Siamo negli anni Settanta, in un piccolo borgo dell’Italia Centrale, dove vive Pietro, un bambino cresciuto da padre duro e problematico, a causa di dissesti finanziari. Il piccolo Pietro manifesta doti misteriose: piega i metalli al solo tocco, per questo, uno scienziato americano comincia studiare il suo caso. Gli esperimenti porteranno Pietro a contatto con il mondo dell’invisibile, dove le leggi della fisica lasciano il passo a pulsioni profonde.

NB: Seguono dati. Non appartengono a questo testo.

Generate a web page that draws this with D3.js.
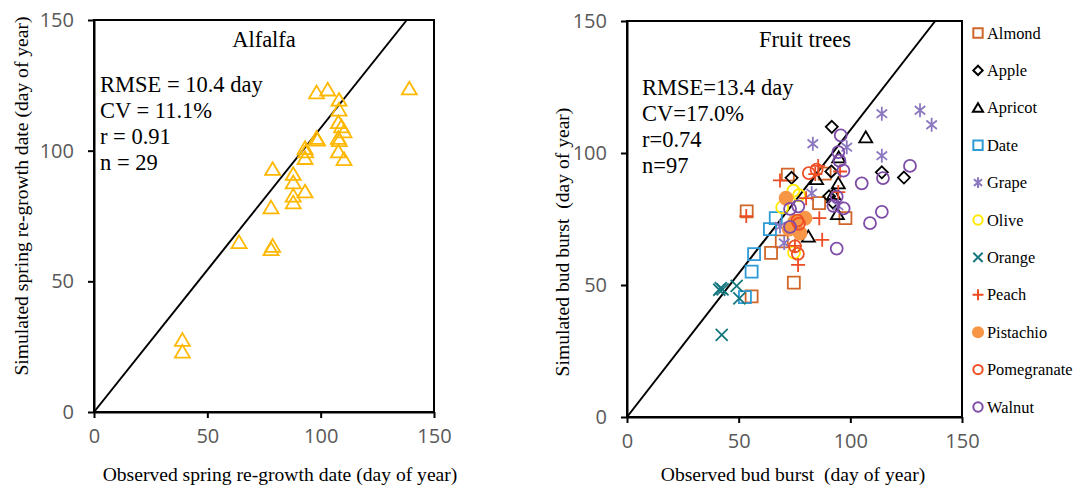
<!DOCTYPE html>
<html>
<head>
<meta charset="utf-8">
<script src="https://cdn.jsdelivr.net/npm/d3@7"></script>
<style>
  body { margin: 0; background: #fff; }
  .tick-label { font-family: "Open Sans", "Noto Sans", sans-serif; font-size: 20px; fill: #595959; }
  .serif { font-family: "Liberation Serif", "DejaVu Serif", serif; fill: #000; }
</style>
</head>
<body>
<svg id="chart" width="1075" height="486"></svg>
<script>
// ---- data: [observed, simulated] day of year ----
const alfalfa = [
  [139.1, 123.8], [98.2, 122.3], [103.1, 123.4], [108.1, 119.5], [108.1, 115.7],
  [107.8, 110.9], [109.2, 109.3], [110.3, 107.4], [107.8, 104.9], [108.2, 104.0],
  [107.8, 99.7], [110.3, 96.8], [98.2, 104.9], [98.6, 104.2], [93.1, 101.0],
  [93.4, 99.7], [93.1, 97.2], [78.8, 93.0], [87.9, 91.1], [87.9, 87.9],
  [93.1, 84.4], [87.9, 82.8], [87.9, 80.2], [78.1, 78.3], [64.0, 65.0],
  [78.8, 63.6], [78.1, 62.3], [39.0, 27.6], [39.0, 23.1]
];

const species = ["Almond", "Apple", "Apricot", "Date", "Grape", "Olive", "Orange",
                 "Peach", "Pistachio", "Pomegranate", "Walnut"];

const almond = [[53.6, 77.9], [72, 91.8], [88.5, 92.2], [86, 81], [97.8, 75.3], [64.5, 62.2],
                [69.3, 66.5], [74.7, 50.9], [55.8, 45.7]];
const apple = [[91.7, 109.9], [73.7, 90.6], [114.1, 92.7], [124, 90.7], [91.5, 93], [90.5, 83.6], [92.2, 81.3]];
const apricot = [[106.9, 106], [94.8, 98.4], [84.9, 90.2], [94.6, 88.6], [94.2, 76.9], [81.2, 68.4], [92.5, 84.5]];
const date = [[52.8, 45.4], [55.8, 55.1], [56.9, 61.7], [64, 71.2], [66.6, 75.3]];
const grape = [[114.1, 114.9], [131.2, 116.2], [136.4, 110.7], [114.1, 99], [83.2, 103.5], [98.4, 102.2],
               [82.7, 84.8], [70.4, 65.9], [94.5, 80], [68.5, 72.2]];
const olive = [[74.5, 85.7], [69.5, 79.4], [74.8, 62.3], [77, 84]];
const orange = [[41.3, 48.2], [42.8, 48.3], [42, 48.8], [49.1, 49.7], [50.3, 44.9], [42.4, 31.1]];
const peach = [[85.6, 95.1], [68.5, 89.6], [95.4, 93], [94.6, 85.2], [53.4, 76.1], [86.1, 75.3],
               [87.4, 67.1], [76.6, 57.6], [80.2, 82.9], [75.2, 64.8], [84.3, 92]];
const pistachio = [[71.2, 82.9], [79.7, 75.3], [72.6, 71.2], [77.5, 69.6], [75.2, 74.1]];
const pomegranate = [[81.4, 92.4], [84.9, 93.7], [76.3, 74.4], [77, 73.2], [75.2, 64.6], [76.5, 61.8]];
const walnut = [[95.7, 106.7], [94.6, 100.3], [95.1, 97.1], [96.9, 93.3], [105.1, 88.5], [114.6, 90.5],
                [126.7, 95.1], [114.1, 77.7], [108.8, 73.4], [93.9, 63.8], [92.4, 80], [97, 79],
                [73, 78.8], [76.7, 79.8], [73, 72], [93.9, 83.5]];

const fruitValues = [almond, apple, apricot, date, grape, olive, orange, peach, pistachio, pomegranate, walnut];

const ticks = [0, 50, 100, 150];
const lineEnd = [[0, 0], [138, 150]];

const leftStats = ["RMSE = 10.4 day", "CV = 11.1%", "r = 0.91", "n = 29"];
const rightStats = ["RMSE=13.4 day", "CV=17.0%", "r=0.74", "n=97"];

// ---- marker shapes (custom d3.symbol types, size = half width) ----
const shapes = {
  square: { draw(c, r) { c.rect(-r, -r, 2 * r, 2 * r); } },
  diamond: { draw(c, r) { c.moveTo(0, -r); c.lineTo(r, 0); c.lineTo(0, r); c.lineTo(-r, 0); c.closePath(); } },
  triangle: { draw(c, r) { c.moveTo(0, -r * 0.9); c.lineTo(r, r * 0.8); c.lineTo(-r, r * 0.8); c.closePath(); } },
  circle: { draw(c, r) { c.moveTo(r, 0); c.arc(0, 0, r, 0, 2 * Math.PI); } },
  plus: { draw(c, r) { c.moveTo(-r, 0); c.lineTo(r, 0); c.moveTo(0, -r); c.lineTo(0, r); } },
  times: { draw(c, r) { const a = r * 0.8; c.moveTo(-a, -a); c.lineTo(a, a); c.moveTo(a, -a); c.lineTo(-a, a); } },
  asterisk: { draw(c, r) { const a = r * 0.75; c.moveTo(0, -r); c.lineTo(0, r); c.moveTo(-a, -a * 0.8); c.lineTo(a, a * 0.8); c.moveTo(a, -a * 0.8); c.lineTo(-a, a * 0.8); } }
};

const styles = [
  { shape: "square", color: "#D0672A", fill: "none", r: 6 },
  { shape: "diamond", color: "#000", fill: "none", r: 6 },
  { shape: "triangle", color: "#000", fill: "none", r: 6.5 },
  { shape: "square", color: "#2E9BD6", fill: "none", r: 6 },
  { shape: "asterisk", color: "#8C78C0", fill: "none", r: 7 },
  { shape: "circle", color: "#FFEA00", fill: "none", r: 6 },
  { shape: "times", color: "#16787E", fill: "none", r: 7.5 },
  { shape: "plus", color: "#EE4B22", fill: "none", r: 7 },
  { shape: "circle", color: "#F79646", fill: "#F79646", r: 6.5 },
  { shape: "circle", color: "#EE5026", fill: "none", r: 6 },
  { shape: "circle", color: "#7E4CA8", fill: "none", r: 6 }
];

const svg = d3.select("#chart");

function drawPanel(xr, yr, opts) {
  const x = d3.scaleLinear().domain([0, 150]).range(xr);
  const y = d3.scaleLinear().domain([0, 150]).range(yr);
  const g = svg.append("g");

  // frame
  g.append("rect").attr("x", xr[0]).attr("y", yr[1])
    .attr("width", xr[1] - xr[0]).attr("height", yr[0] - yr[1])
    .attr("fill", "none").attr("stroke", "#000").attr("stroke-width", 2);

  const xAxis = g.append("g").attr("transform", `translate(0,${yr[0]})`)
    .call(d3.axisBottom(x).tickValues(ticks).tickSize(6).tickSizeOuter(0).tickPadding(11));
  const yAxis = g.append("g").attr("transform", `translate(${xr[0]},0)`)
    .call(d3.axisLeft(y).tickValues(ticks).tickSize(6).tickSizeOuter(0).tickPadding(opts.yPad));
  [xAxis, yAxis].forEach(a => {
    a.select(".domain").attr("stroke", "#000").attr("stroke-width", 2);
    a.selectAll(".tick line").attr("stroke", "#000").attr("stroke-width", 2);
    a.selectAll(".tick text").attr("class", "tick-label").attr("font-size", null).attr("font-family", null).attr("fill", null);
  });

  // 1:1 line
  g.append("path").datum(lineEnd)
    .attr("d", d3.line().x(d => x(d[0])).y(d => y(d[1])))
    .attr("stroke", "#000").attr("stroke-width", 2).attr("fill", "none");

  // panel title
  g.append("text").attr("class", "serif").attr("x", opts.titleX).attr("y", 47)
    .attr("text-anchor", "middle").attr("font-size", 22.5).text(opts.title);

  g.append("g").selectAll("text").data(opts.stats).join("text")
    .attr("class", "serif").attr("font-size", 22.5)
    .attr("x", opts.statX).attr("y", (d, i) => opts.statY + i * 26).text(d => d);

  // axis titles
  g.append("text").attr("class", "serif").attr("font-size", 19.6)
    .attr("x", opts.xTitleX).attr("y", 481).attr("text-anchor", "middle")
    .attr("xml:space", "preserve").text(opts.xTitle);
  g.append("text").attr("class", "serif").attr("font-size", 19.6)
    .attr("transform", `translate(${opts.yTitleX},${opts.yTitleY}) rotate(-90)`)
    .attr("text-anchor", "middle").attr("xml:space", "preserve").text(opts.yTitle);

  return { g, x, y };
}

// ---- left panel: alfalfa ----
const left = drawPanel([94, 434], [412, 20], {
  title: "Alfalfa", titleX: 264, stats: leftStats, statX: 100, statY: 92, yPad: 14,
  xTitle: "Observed spring re-growth date (day of year)", xTitleX: 280,
  yTitle: "Simulated spring re-growth date (day of year)", yTitleX: 28, yTitleY: 196
});
left.g.append("g").selectAll("path").data(alfalfa).join("path")
  .attr("transform", d => `translate(${left.x(d[0])},${left.y(d[1])})`)
  .attr("d", d3.symbol().type(shapes.triangle).size(7.5))
  .attr("fill", "none").attr("stroke", "#FFB800").attr("stroke-width", 1.8);

// ---- right panel: fruit trees ----
const right = drawPanel([627, 962], [417, 21], {
  title: "Fruit trees", titleX: 805, stats: rightStats, statX: 642, statY: 95, yPad: 14,
  xTitle: "Observed bud burst  (day of year)", xTitleX: 793,
  yTitle: "Simulated bud burst  (day of year)", yTitleX: 569, yTitleY: 242
});
fruitValues.forEach((pts, i) => {
  const s = styles[i];
  right.g.append("g").selectAll("path").data(pts).join("path")
    .attr("transform", d => `translate(${right.x(d[0])},${right.y(d[1])})`)
    .attr("d", d3.symbol().type(shapes[s.shape]).size(s.r))
    .attr("fill", s.fill).attr("stroke", s.color).attr("stroke-width", 1.8);
});

// ---- legend ----
const legend = svg.append("g").attr("transform", "translate(978,33)");
const rows = legend.selectAll("g").data(species).join("g")
  .attr("transform", (d, i) => `translate(0,${i * 37.4})`);
rows.append("path")
  .attr("d", (d, i) => d3.symbol().type(shapes[styles[i].shape]).size(styles[i].r * 0.78)())
  .attr("fill", (d, i) => styles[i].fill)
  .attr("stroke", (d, i) => styles[i].color)
  .attr("stroke-width", 2);
rows.append("text").attr("class", "serif").attr("font-size", 16.4)
  .attr("x", 9).attr("y", 5.5).text(d => d);
</script>
</body>
</html>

Liberamente ispirato a una vicenda poco nota, il film Le proprietà dei metalli va ad indagare sul fenomeno dei cosiddetti minigeller, quei bambini che alla fine degli anni Settanta, dopo aver assistito all’esibizione televisiva dell’illusionista Uri Geller, apparentemente in grado di piegare chiavi e cucchiai con la forza mentale, hanno cominciato a manifestare fenomeni simili. Casi di minigeller si sono verificati un po’ in tutta Europa. Due professori universitari italiani dal 1975 al 1980 hanno condotto studi scientifici su alcuni di questi bambini, raccogliendo i risultati delle loro esperienze in un corposo dattiloscritto, mai pubblicato.

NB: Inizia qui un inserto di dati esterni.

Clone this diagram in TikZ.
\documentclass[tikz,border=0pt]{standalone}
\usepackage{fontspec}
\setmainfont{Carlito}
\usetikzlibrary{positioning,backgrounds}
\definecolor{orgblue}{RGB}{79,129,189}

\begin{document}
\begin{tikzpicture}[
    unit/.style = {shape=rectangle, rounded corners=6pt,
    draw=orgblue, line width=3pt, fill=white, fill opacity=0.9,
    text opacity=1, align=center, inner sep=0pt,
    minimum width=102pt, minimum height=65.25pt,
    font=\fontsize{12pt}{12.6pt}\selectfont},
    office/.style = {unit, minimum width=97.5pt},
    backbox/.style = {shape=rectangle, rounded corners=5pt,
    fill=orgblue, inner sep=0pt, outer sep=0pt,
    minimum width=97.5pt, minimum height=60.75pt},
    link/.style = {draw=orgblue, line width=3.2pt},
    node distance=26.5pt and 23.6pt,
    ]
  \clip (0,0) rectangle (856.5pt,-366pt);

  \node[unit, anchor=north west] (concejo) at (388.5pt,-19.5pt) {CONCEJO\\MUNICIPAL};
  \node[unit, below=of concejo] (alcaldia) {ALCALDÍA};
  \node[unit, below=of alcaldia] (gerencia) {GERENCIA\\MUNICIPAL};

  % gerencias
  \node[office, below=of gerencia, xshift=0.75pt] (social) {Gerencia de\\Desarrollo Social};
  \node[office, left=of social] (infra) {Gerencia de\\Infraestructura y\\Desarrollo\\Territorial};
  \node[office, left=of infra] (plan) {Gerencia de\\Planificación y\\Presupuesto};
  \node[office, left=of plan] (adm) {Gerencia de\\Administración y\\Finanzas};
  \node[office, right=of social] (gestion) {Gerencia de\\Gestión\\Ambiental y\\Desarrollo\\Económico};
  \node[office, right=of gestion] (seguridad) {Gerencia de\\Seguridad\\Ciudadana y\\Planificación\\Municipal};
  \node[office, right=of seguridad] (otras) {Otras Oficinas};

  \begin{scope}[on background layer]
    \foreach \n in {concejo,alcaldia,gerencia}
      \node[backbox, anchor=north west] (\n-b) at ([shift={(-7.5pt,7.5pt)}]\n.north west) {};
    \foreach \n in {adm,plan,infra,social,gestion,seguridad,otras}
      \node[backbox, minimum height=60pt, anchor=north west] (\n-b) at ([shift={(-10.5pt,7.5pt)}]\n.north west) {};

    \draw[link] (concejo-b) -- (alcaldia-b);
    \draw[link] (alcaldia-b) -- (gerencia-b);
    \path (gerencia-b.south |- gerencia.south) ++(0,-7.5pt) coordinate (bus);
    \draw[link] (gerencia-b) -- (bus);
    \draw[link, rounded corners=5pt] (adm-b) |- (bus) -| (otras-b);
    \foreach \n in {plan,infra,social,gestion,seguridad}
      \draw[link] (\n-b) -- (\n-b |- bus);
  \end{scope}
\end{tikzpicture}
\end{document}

I bambini studiati dai due professori avevano aspetti in comune: vivevano in campagna e
provenivano da famiglie umili e in molti casi problematiche. Gli esperimenti condotti dagli
scienziati consistevano in incontri domestici in cui ai bambini veniva richiesto di piegare oggetti metallici in situazioni sempre più controllate. I bambini più “dotati” venivano poi studiati all’interno di laboratori universitari. Nessuno di questi esperimenti è arrivato al dunque, e cioè alla dimostrazione scientifica dell’esistenza di un fenomeno paranormale.

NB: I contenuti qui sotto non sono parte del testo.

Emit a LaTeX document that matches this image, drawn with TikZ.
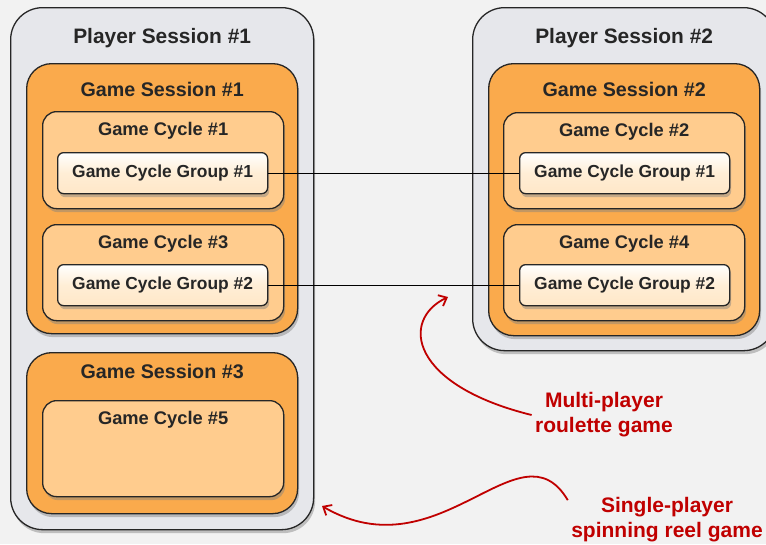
\documentclass[tikz,border=0pt]{standalone}
\usepackage{fontspec}
\setmainfont{Liberation Sans}
\usepackage{xcolor}
\usepackage{tikz}
\usetikzlibrary{positioning, arrows.meta, shadows}
\definecolor{bgGrey}{RGB}{242,242,242}
\definecolor{psGrey}{RGB}{230,231,235}
\definecolor{gsOrange}{RGB}{250,170,76}
\definecolor{gcOrange}{RGB}{255,204,142}
\definecolor{grpCream}{RGB}{255,238,214}
\definecolor{edgeGrey}{RGB}{38,38,38}
\definecolor{noteRed}{RGB}{192,0,0}

\begin{document}
\begin{tikzpicture}[
    x=1pt, y=-1pt,
    box/.style={draw=edgeGrey, line width=1.3pt, anchor=north west, inner sep=0pt,
        drop shadow={shadow xshift=1.5pt, shadow yshift=-3.5pt, opacity=0.45}},
    psbox/.style={box, fill=psGrey, rounded corners=32pt, minimum width=303pt},
    gsbox/.style={box, fill=gsOrange, rounded corners=25pt, minimum width=271pt},
    gcbox/.style={box, fill=gcOrange, rounded corners=14pt, minimum width=241pt},
    grpbox/.style={box, top color=white, bottom color=grpCream!80!gcOrange, middle color=grpCream,
        rounded corners=6pt, minimum width=210pt, minimum height=41pt,
        font=\fontsize{17.4}{20}\selectfont\bfseries, text=edgeGrey},
    pstitle/.style={font=\fontsize{20.9}{25}\selectfont\bfseries, text=edgeGrey},
    gstitle/.style={font=\fontsize{19.7}{24}\selectfont\bfseries, text=edgeGrey},
    gctitle/.style={font=\fontsize{18.3}{22}\selectfont\bfseries, text=edgeGrey},
    note/.style={font=\fontsize{21}{25}\selectfont\bfseries, text=noteRed, align=center},
    link/.style={draw=black, line width=1.2pt},
    notearrow/.style={draw=noteRed, line width=1.8pt, -{Straight Barb[length=7pt, width=12pt]}}
]
\path[use as bounding box, fill=bgGrey] (0,0) rectangle (766,544);
\clip (0,0) rectangle (766,544);

% Player session 1
\node[psbox, minimum height=522pt] (ps1) at (10,7) {};
\node[pstitle, below=18pt of ps1.north] (ps1title) {Player Session \#1};
\node[gsbox, minimum height=270pt] (gs1) at (26,63) {};
\node[gstitle, below=16pt of gs1.north] (gs1title) {Game Session \#1};
\node[gcbox, minimum height=97pt] (gc1) at (42,111) {};
\node[gctitle, below=8pt of gc1.north] (gc1title) {Game Cycle \#1};
\node[grpbox] (gcg1l) at (57,152) {Game Cycle Group \#1};
\node[gcbox, minimum height=96pt] (gc3) at (42,224) {};
\node[gctitle, below=8pt of gc3.north] (gc3title) {Game Cycle \#3};
\node[grpbox] (gcg2l) at (57,264) {Game Cycle Group \#2};
\node[gsbox, minimum height=161pt] (gs3) at (26,352) {};
\node[gstitle, below=9pt of gs3.north] (gs3title) {Game Session \#3};
\node[gcbox, minimum height=96pt] (gc5) at (42,400) {};
\node[gctitle, below=8pt of gc5.north] (gc5title) {Game Cycle \#5};

% Player session 2
\node[psbox, minimum height=343pt] (ps2) at (472,7) {};
\node[pstitle, below=18pt of ps2.north] (ps2title) {Player Session \#2};
\node[gsbox, minimum height=272pt] (gs2) at (488,63) {};
\node[gstitle, below=16pt of gs2.north] (gs2title) {Game Session \#2};
\node[gcbox, minimum height=96pt] (gc2) at (503,112) {};
\node[gctitle, below=8pt of gc2.north] (gc2title) {Game Cycle \#2};
\node[grpbox] (gcg1r) at (519,152) {Game Cycle Group \#1};
\node[gcbox, minimum height=96pt] (gc4) at (503,224) {};
\node[gctitle, below=8pt of gc4.north] (gc4title) {Game Cycle \#4};
\node[grpbox] (gcg2r) at (519,264) {Game Cycle Group \#2};

% Links
\draw[link] (gcg1l.east) -- (gcg1r.west);
\draw[link] (gcg2l.east) -- (gcg2r.west);

% Notes
\node[note] (multi) at (604,415) {Multi-player\\roulette game};
\node[note] (single) at (667,520) {Single-player\\spinning reel game};
\coordinate (multitip) at (448,297);
\coordinate (singletip) at (322,506);
\draw[notearrow] (multi.west) .. controls (410,385) and (400,320) .. (multitip);
\draw[notearrow] ([yshift=-6pt]single.north west) .. controls (520,420) and (440,575) .. (singletip);
\end{tikzpicture}
\end{document}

“In un momento di rapida trasformazione come quello che stiamo attraversando” – afferma il regista in una nota stampa – “penso che si avverta il bisogno di storie autentiche che sappiano andare alle radici di quello che siamo. La storia di Pietro è una storia minima, fatta di pochi personaggi, che si svolge prevalentemente in interni. È una storia scandita da oggetti banali come chiavi, coltelli, cucchiai. Credo che in questa semplicità risieda parte della sua universalità. Gli anni Settanta sono stati il momento in cui l’Italia ha definitivamente rinunciato alla sua millenaria identità contadina per sposare la via del neocapitalismo. La vicenda di Pietro racconta gli ultimi bagliori di un paganesimo rurale, già contaminato dalla civiltà dei consumi. Oggi nella nostra società non c’è più spazio per il mistero, ma questa rimozione ha prodotto, credo, un bisogno latente. Proprio per questo penso che oggi più che mai ci sia bisogno di film che sappiano parlare in modo sincero, senza spettacolarizzazione e senza passare dalle forme del cinema di genere, della
vita e dei suoi misteri. Anche da un punto di vista estetico penso che ci sia un crescente bisogno di pulizia. La fruizione sempre più frammentaria di immagini sempre più grafiche e irreali ha prodotto un bisogno ancora non pienamente inteso di film lineari e visivamente limpidi, che facciano ritrovare allo spettatore una forma di purezza”.
Antonio Bigini, classe 1980, è sceneggiatore, curatore e regista. Ha diretto con Mariann Lewinsky il documentario Ella Maillart – Double Journey (Visions du réel, 2015). È autore del film Anita di Luca Magi (Doclisboa, 2012). Per la Cineteca di Bologna ha curato svariate mostre sulla storia del cinema (Sergio Leone, Marcello Mastroianni, Pier Paolo Pasolini, ecc.) allestite presso musei come la Cinémathèque Française, l’Ara Pacis, il Museo di Roma, il MAMbo. Le proprietà dei metalli è il suo primo lungometraggio.